Smith has been working in comics for more than 20 years, and he’s found a sweet spot between realistic and cartoonish drawing on Destroyer. Environments, objects, and clothing are presented in crisp detail, but he exaggerates the characters’ facial expressions, making their emotional shifts exceptionally clear. Smith’s experience in animation is an advantage for his comics work: Because animation places simplified moving figures in front of lush backgrounds, he’s able to incorporate photo backgrounds into his artwork without it being jarring. The action in this book is also spectacular, and Frankenstein’s Monster annihilates the people and places that get in his way with frightening ease. LaFuente’s muted, chilly palette reinforces the somber elements of the narrative, but she uses bursts of brighter colors to energize those action sequences.

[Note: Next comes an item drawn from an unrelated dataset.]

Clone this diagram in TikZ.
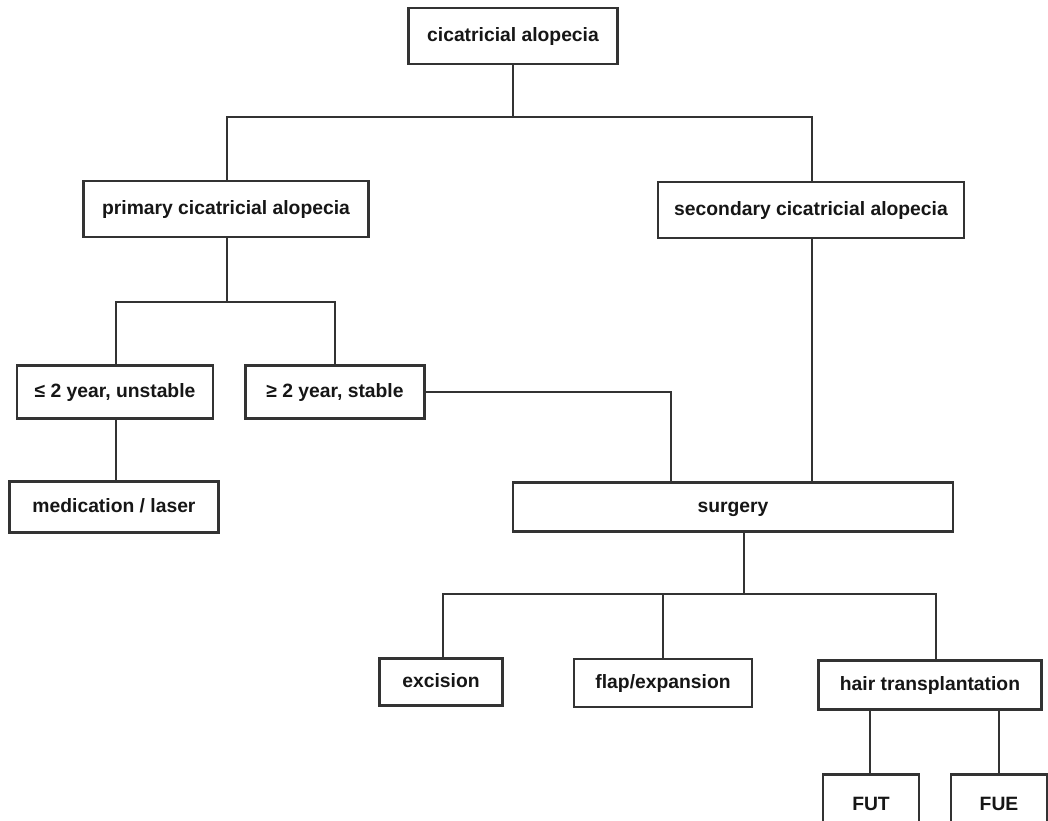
\documentclass[tikz,border=0pt]{standalone}
\usepackage{fontspec}
\setmainfont{Liberation Sans}
\usetikzlibrary{calc}
\definecolor{linec}{HTML}{333333}
\definecolor{textc}{HTML}{161616}
\tikzset{
  box/.style={draw=linec, line width=2.8pt, fill=white, rectangle, inner sep=0pt,
    text=textc, text height=14pt, text depth=4pt,
    font=\fontsize{19.3}{22}\selectfont\bfseries},
  conn/.style={draw=linec, line width=2.8pt, line cap=rect}
}
\begin{document}
\begin{tikzpicture}[x=1pt,y=-1pt]
\useasboundingbox (0,0) rectangle (1048,820);
\clip (0,0) rectangle (1048,820);
\coordinate (b1) at (0,117);
\coordinate (b2) at (0,302);
\coordinate (b3) at (0,594);

\node[box, minimum width=209pt, minimum height=56pt] (top) at (513,36) {cicatricial alopecia};
\node[box, minimum width=285pt, minimum height=56pt] (prim) at (226,209) {primary cicatricial alopecia};
\node[box, minimum width=306pt, minimum height=56pt] (sec) at (811,210) {secondary cicatricial alopecia};
\node[box, minimum width=196pt, minimum height=53pt] (le) at (115,392) {≤ 2 year, unstable};
\node[box, minimum width=179pt, minimum height=53pt] (ge) at (335,392) {≥ 2 year, stable};
\node[box, minimum width=209pt, minimum height=51pt] (med) at (114,507) {medication / laser};
\node[box, minimum width=440pt, minimum height=49pt] (surg) at (733,507) {surgery};
\node[box, minimum width=123pt, minimum height=47pt] (exc) at (441,682) {excision};
\node[box, minimum width=178pt, minimum height=48pt] (flap) at (663,683) {flap/expansion};
\node[box, minimum width=223pt, minimum height=49pt] (hair) at (930,685) {hair transplantation};
\node[box, minimum width=96pt, minimum height=61pt] (fut) at (871,805) {FUT};
\node[box, minimum width=96pt, minimum height=61pt] (fue) at (999,805) {FUE};

\coordinate (pb) at ($(prim.north)+(1,0)$);
\coordinate (sb) at ($(sec.north)+(1,0)$);
\coordinate (pbs) at ($(prim.south)+(1,0)$);
\coordinate (leN) at ($(le.north)+(1,0)$);
\coordinate (ss) at ($(surg.north)+(-62,0)$);
\coordinate (secS) at ($(sec.south)+(1,0)$);
\coordinate (surgB) at ($(surg.south)+(11,0)$);
\coordinate (hairN) at ($(hair.north)+(6,0)$);
\coordinate (exN) at ($(exc.north)+(2,0)$);
\coordinate (futN) at ($(fut.north)+(-1,0)$);

\draw[conn] (top.south) -- (top.south |- b1);
\draw[conn] (pb) -- (pb |- b1) -| (sb);
\draw[conn] (pbs) -- (pbs |- b2);
\draw[conn] (leN) -- (leN |- b2) -| (ge.north);
\draw[conn] (leN |- le.south) -- (leN |- med.north);
\draw[conn] (ge.east) -| (ss);
\draw[conn] (secS) -- (secS |- surg.north);
\draw[conn] (surgB) -- (surgB |- b3);
\draw[conn] (exN) -- (exN |- b3) -| (hairN);
\draw[conn] (flap.north) -- (flap.north |- b3);
\draw[conn] (futN) -- (futN |- hair.south);
\draw[conn] (fue.north) -- (fue.north |- hair.south);
\end{tikzpicture}
\end{document}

Destroyer is a response to current events, and LaValle has homed in on issues that are going to be an ongoing concern, making this story relevant for years to come. This final issue was most likely written when the Civil War monument debate was raging over the summer, but it has new resonance this week after John F. Kelly’s comments about how “the lack of an ability to compromise” led to the Civil War. There is no room for compromise when the conflict revolves around the enslavement of people, and given the ongoing, systemic oppression of black Americans, compromise isn’t an option in the present either.
Josephine has hit her breaking point, and she wants to completely dismantle the system that has shown her time and again that it has no intention of serving and protecting people like her and her family. When her husband says that she acts like things haven’t changed since the Civil War, Josephine responds, “This whole damn country is one big Civil War monument. It’s time to tear it down.” Bolded lettering is often used to show vocal intonation, but in this case, letterer Jim Campbell uses it to visually link separate phrases and give them more prominence in the panel. That panel shows Josephine looking like a supervillain as she looms over a burning White House, giving readers a strong impression of the vengeful rage within her that cannot be quelled. The time has passed for compromise and peaceful protest. She fully embraces her role as the destroyer, but she also dooms herself in the process.